Para responden lantas ditanya hal-hal apa saja yang paling penting diajarkan ke anak-anak di rumah. Hasilnya, para orang tua Indonesia ternyata sangat peduli dalam hal kepercayaan agama. Sebanyak 75% responden dari Indonesia menyatakan bahwa agama penting diajarkan untuk anak-anak.
Angka 75% itu membuat Indonesia sebagai negara kedua setelah Mesir (82%) yang sangat menganggap penting pendidikan agama. Lima negara terbawah yang menganggap agama tidak penting adalah Inggris (9%), Prancis (9%), Norwegia (6%), Jepang (4%), dan China (1%).
Sebagai salah satu negara paling relijus di dunia, kabar ini tentu terdengar baik. Para orang tua di Indonesia sadar bahwa anak-anak mereka harus dibekali pendidikan agama yang cukup sejak dini, baik dalam dari ranah keluarga maupun institusi pendidikan. Namun survei mengungkap, kesadaran akan pentingnya pendidikan agama pada anak tidak berbanding lurus dengan kesadaran akan pentingnya edukasi toleransi. Survei menunjukkan bahwa orang tua Indonesia mengesampingkan dua nilai penting, yaitu toleransi dan sikap tidak egois
Terkait toleransi, skor Indonesia adalah nomor dua dari bawah. Hanya 45% responden Indonesia yang menganggap toleransi itu penting diajarkan ke anak-anak di rumah. Skor Indonesia bahkan lebih rendah dari Rusia (56%) dan Korea Selatan (51%). Lima negara yang menilai bahwa toleransi penting diajarkan adalah Swedia (93%), Norwegia (90%), Prancis (84%), Jerman (84%), dan Spanyol (82%).

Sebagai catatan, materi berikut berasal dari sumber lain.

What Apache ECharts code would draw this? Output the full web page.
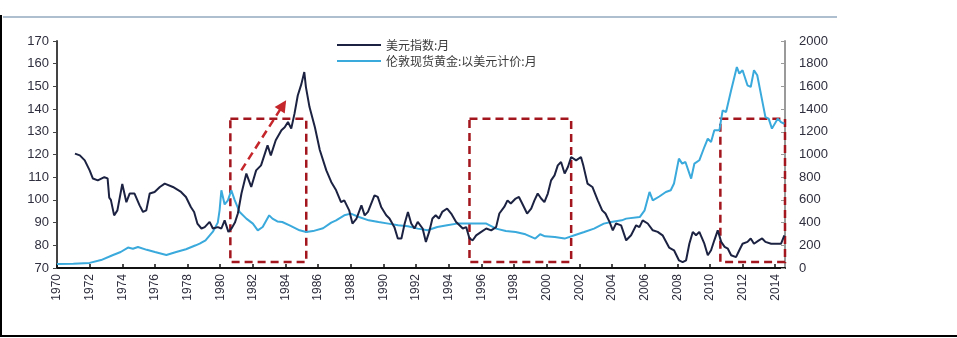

Jika hasil survei memang mencerminkan demikian maka seharusnya ini bukanlah kabar yang baik, justru ironis. Bagaimana bisa para orang tua semangat mendorong anaknya belajar agama, namun acuh terhadap pendidikan toleransi. Padahal, jika seseorang mendaku beragama, ia akan berusaha untuk menjadi pribadi yang toleran dengan sendirinya.
Jika mengacu pada kisah Umar, fenomena tersebut mengindikasikan bahwa darurat toleransi itu justru berangkat dari orang tua itu sendiri. Artinya, kurangnya kesadaran bertoleransi justru telah mengakar dari generasi-generasi sebelumnya. Dalam arti lain, jika generasi hari ini tampak tidak mempunyai semangat toleransi yang tinggi, maka itu bisa jadi karena memang perilaku generasi sebelumnya yang menunjukkan sikap serupa.
Memang, orang tua bukan satu-satunya referensi moral yang menjadi cerminan anak. Mereka juga memiliki lapis-lapis sosial dengan berbagai macam komposisi, seperti lingkungan di sekolah, media sosial anak, teman bermain, dan komunitas-komunitas di sekitarnya. Lingkungan di luar rumah itu juga sangat bisa membentuk pribadi anak yang toleran maupun intoleran.
Namun, tidak bisa dipungkiri bahwa orang tua tetap menjadi motor edukasi pertama bagi anak sebelum bersentuhan dengan dunia luar. Justru orang tua adalah pihak yang paling relevan dalam menanamkan nilai toleransi pada anak karena toleransi adalah nilai fundamental dan universal sebagai bekal bagi si anak berinteraksi dengan dunia luar rumah yang multi-identitas.
Jangan sampai, pribadi anak yang bisa diasah untuk menjadi sosok yang toleran justru digagalkan oleh standar orang tua yang eksklusif dan konservatif. Maka, jika mengacu pada kisah Umar, generasi orang tua justru secara tidak langsung telah merusak masa depan anak untuk hidup harmonis dalam keberagaman.